Tems is taking on newer fronts in a male dominated industry, and growing in public while at it. There’s a photo of her on the internet, holding up her first platinum plaque, alongside Wizkid. ‘Grace’ might be a consensus descriptor, but what if it isn't the only culprit? What if the rules of engagement are changing, as our local industry continues it march to global assimilation. What if music stardom and success are no longer length-dependent, as it has always been? What if smarter artistic contributions weigh more than conventional growth? What if it’s now based on potency and impact? Rather than the good ol’ ‘waiting your turn…? Sure you do have to wait your turn in life, and the music industry.
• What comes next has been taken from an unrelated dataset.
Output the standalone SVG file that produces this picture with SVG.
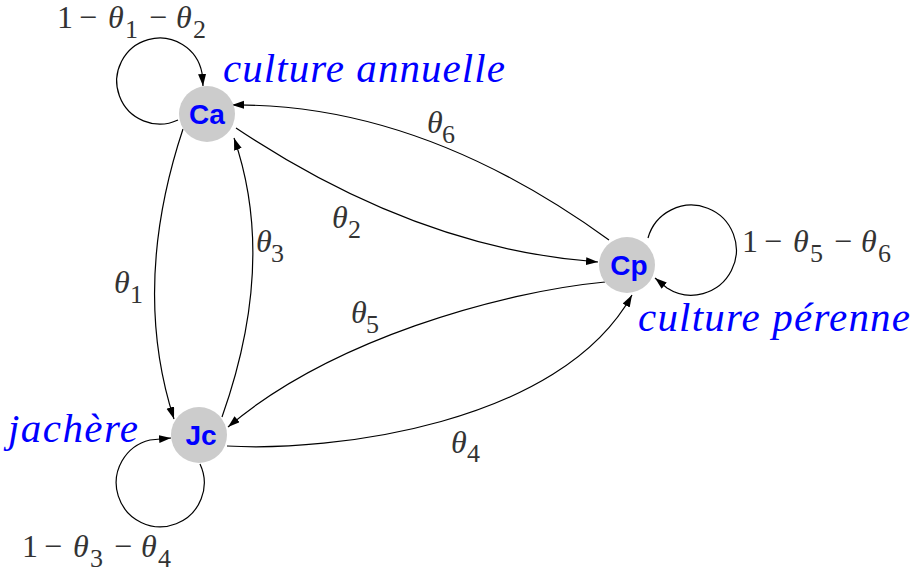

That can be such a cruel affair, filled with reluctant learning, and many failed attempts to fly. 

But the game is changing. And it’s rewarding new winners, in new ways. Tems have made all the right decisions, and its landed her in all the good spaces. We are watching and dancing to her grow right in front of us. If Orange Was A Place is another page in that story. A step into the novelty of her situation. One where multiple concert dates in the US await. Where the numbers continue to climb. And a meeting with Rihanna is just another day on the job.